■ **EXERCISE DETAILS**
Extract only the first line of the listing and every line after it up to and including the one with "df = pd.DataFrame(rows)". Omit the pictures.

[BEGIN]

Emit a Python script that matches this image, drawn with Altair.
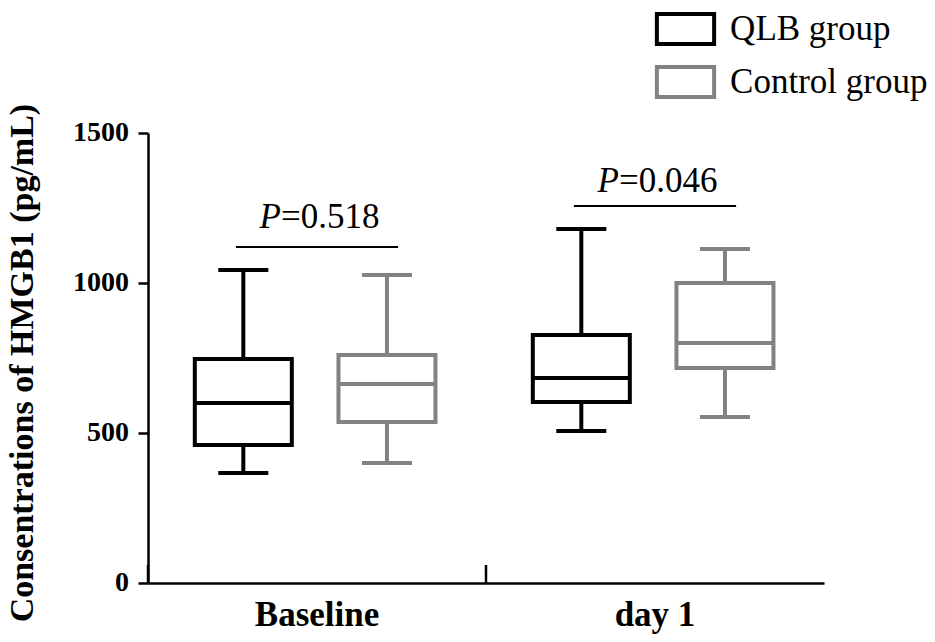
import altair as alt
import pandas as pd

# ---------------- data ----------------
categories = ["Baseline", "day 1"]
groups = ["QLB group", "Control group"]
group_colors = ["#000000", "#828282"]

stat_category = ["Baseline", "Baseline", "day 1", "day 1"]
stat_group = ["QLB group", "Control group", "QLB group", "Control group"]
whisker_min = [367, 400, 507, 553]
quartile1 = [460, 537, 603, 717]
median = [600, 663, 683, 800]
quartile3 = [747, 760, 827, 1000]
whisker_max = [1043, 1027, 1180, 1113]

p_values = ["0.518", "0.046"]
bracket_y = [1120, 1257]
p_text_y = [1183, 1303]

y_ticks = [0, 500, 1000, 1500]
y_title = "Consentrations of  HMGB1 (pg/mL)"

# ---------------- layout helpers ----------------
group_offset = {"QLB group": -0.218, "Control group": 0.207}
box_half = 0.1435
cap_half = 0.074
bracket_half = 0.24

rows = []
for c, g, mn, q1, md, q3, mx in zip(stat_category, stat_group, whisker_min,
                                     quartile1, median, quartile3, whisker_max):
    xc = categories.index(c) + 0.5 + group_offset[g]
    rows.append(dict(category=c, group=g, xc=xc,
                     bl=xc - box_half, br=xc + box_half,
                     cl=xc - cap_half, cr=xc + cap_half,
                     mn=mn, q1=q1, md=md, q3=q3, mx=mx))
df = pd.DataFrame(rows)

ann = pd.DataFrame(dict(
    xc=[i + 0.5 for i in range(len(categories))],
    xl=[i + 0.5 - bracket_half for i in range(len(categories))],
    xr=[i + 0.5 + bracket_half for i in range(len(categories))],
    by=bracket_y, ty=p_text_y,
    rest=["=" + p for p in p_values], P=["P"] * len(p_values),
))

ticks_df = pd.DataFrame(dict(x=list(range(len(categories))), y0=[0] * len(categories),
                             y1=[60] * len(categories)))
ylab_df = pd.DataFrame(dict(v=y_ticks, x=[0] * len(y_ticks), t=[str(v) for v in y_ticks]))
xlab_df = pd.DataFrame(dict(x=[i + 0.5 for i in range(len(categories))],
                            y=[0] * len(categories), t=categories))
ymid = (y_ticks[0] + y_ticks[-1]) / 2
title_df = pd.DataFrame(dict(x=[0], y=[ymid - 17], t=[y_title]))

SERIF = "Liberation Serif"

xscale = alt.Scale(domain=[0, len(categories)], nice=False, zero=False)
yscale = alt.Scale(domain=[y_ticks[0], y_ticks[-1]], nice=False)

x_axis = alt.Axis(values=[i + 0.5 for i in range(len(categories))], labels=False,
                  ticks=False, grid=False, title=None,
                  domainColor="black", domainWidth=2.5)
y_axis = alt.Axis(values=y_ticks, labels=False, grid=False, title=None,
                  domainColor="black", domainWidth=2.5,
                  tickColor="black", tickWidth=2.5, tickSize=10)

stroke = alt.Stroke("group:N", scale=alt.Scale(domain=groups, range=group_colors),
                    legend=alt.Legend(title=None, orient="none", legendX=508.5,
                                      legendY=-133,
                                      symbolType="M-1.06,-0.56H1.06V0.56H-1.06Z",
                                      symbolSize=2916, symbolStrokeWidth=4,
                                      symbolFillColor="white", labelFont=SERIF,
                                      labelFontSize=35, labelColor="black",
                                      labelOffset=15.6, rowPadding=0, padding=0,
                                      labelLimit=400))

base = alt.Chart(df)

whiskers = base.mark_rule(strokeWidth=4).encode(
    x=alt.X("xc:Q", scale=xscale, axis=x_axis),
    y=alt.Y("mn:Q", scale=yscale, axis=y_axis),
    y2="mx:Q", stroke=stroke)
cap_lo = base.mark_rule(strokeWidth=4).encode(
    x=alt.X("cl:Q", scale=xscale), x2="cr:Q", y=alt.Y("mn:Q", scale=yscale), stroke=stroke)
cap_hi = base.mark_rule(strokeWidth=4).encode(
    x=alt.X("cl:Q", scale=xscale), x2="cr:Q", y=alt.Y("mx:Q", scale=yscale), stroke=stroke)
boxes = base.mark_rect(fill="white", strokeWidth=4).encode(
    x=alt.X("bl:Q", scale=xscale), x2="br:Q",
    y=alt.Y("q1:Q", scale=yscale), y2="q3:Q", stroke=stroke)
medians = base.mark_rule(strokeWidth=4).encode(
    x=alt.X("bl:Q", scale=xscale), x2="br:Q", y=alt.Y("md:Q", scale=yscale), stroke=stroke)

xticks = alt.Chart(ticks_df).mark_rule(color="black", strokeWidth=2.5).encode(
    x=alt.X("x:Q", scale=xscale), y=alt.Y("y0:Q", scale=yscale), y2="y1:Q")

brackets = alt.Chart(ann).mark_rule(color="black", strokeWidth=2).encode(
    x=alt.X("xl:Q", scale=xscale), x2="xr:Q", y=alt.Y("by:Q", scale=yscale))
p_italic = alt.Chart(ann).mark_text(font=SERIF, fontSize=35, fontStyle="italic",
                                    align="right", baseline="alphabetic", dx=-36,
                                    color="black").encode(
    x=alt.X("xc:Q", scale=xscale), y=alt.Y("ty:Q", scale=yscale), text="P:N")
p_rest = alt.Chart(ann).mark_text(font=SERIF, fontSize=35, align="left",
                                  baseline="alphabetic", dx=-36, color="black").encode(
    x=alt.X("xc:Q", scale=xscale), y=alt.Y("ty:Q", scale=yscale), text="rest:N")

# axis labels and title drawn as text marks (bold serif)
ylabels = alt.Chart(ylab_df).mark_text(font=SERIF, fontWeight="bold", fontSize=28,
                                       align="right", baseline="middle", dx=-19,
                                       color="black").encode(
    x=alt.X("x:Q", scale=xscale), y=alt.Y("v:Q", scale=yscale), text="t:N")
xlabels = alt.Chart(xlab_df).mark_text(font=SERIF, fontWeight="bold", fontSize=35,
                                       align="center", baseline="alphabetic", dy=43,
                                       color="black").encode(
    x=alt.X("x:Q", scale=xscale), y=alt.Y("y:Q", scale=yscale), text="t:N")
ytitle = alt.Chart(title_df).mark_text(font=SERIF, fontWeight="bold", fontSize=34,
                                       angle=270, align="center", baseline="alphabetic",
                                       dy=-115, color="black").encode(
    x=alt.X("x:Q", scale=xscale), y=alt.Y("y:Q", scale=yscale), text="t:N")

chart = alt.layer(whiskers, cap_lo, cap_hi, boxes, medians, xticks, brackets,
                  p_italic, p_rest, ylabels, xlabels, ytitle).properties(
    width=676, height=450,
    autosize=alt.AutoSizeParams(type="none"),
    padding={"left": 140, "top": 125, "right": 103, "bottom": 51},
    background="white",
).configure_view(stroke=None)

chart.save("out.html", embed_options={"renderer": "svg", "actions": False})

[END]

■ **RESULT FOR THIS TASK**
Emit a Python script that matches this image, drawn with Altair.
import altair as alt
import pandas as pd

# ---------------- data ----------------
categories = ["Baseline", "day 1"]
groups = ["QLB group", "Control group"]
group_colors = ["#000000", "#828282"]

stat_category = ["Baseline", "Baseline", "day 1", "day 1"]
stat_group = ["QLB group", "Control group", "QLB group", "Control group"]
whisker_min = [367, 400, 507, 553]
quartile1 = [460, 537, 603, 717]
median = [600, 663, 683, 800]
quartile3 = [747, 760, 827, 1000]
whisker_max = [1043, 1027, 1180, 1113]

p_values = ["0.518", "0.046"]
bracket_y = [1120, 1257]
p_text_y = [1183, 1303]

y_ticks = [0, 500, 1000, 1500]
y_title = "Consentrations of  HMGB1 (pg/mL)"

# ---------------- layout helpers ----------------
group_offset = {"QLB group": -0.218, "Control group": 0.207}
box_half = 0.1435
cap_half = 0.074
bracket_half = 0.24

rows = []
for c, g, mn, q1, md, q3, mx in zip(stat_category, stat_group, whisker_min,
                                     quartile1, median, quartile3, whisker_max):
    xc = categories.index(c) + 0.5 + group_offset[g]
    rows.append(dict(category=c, group=g, xc=xc,
                     bl=xc - box_half, br=xc + box_half,
                     cl=xc - cap_half, cr=xc + cap_half,
                     mn=mn, q1=q1, md=md, q3=q3, mx=mx))
df = pd.DataFrame(rows)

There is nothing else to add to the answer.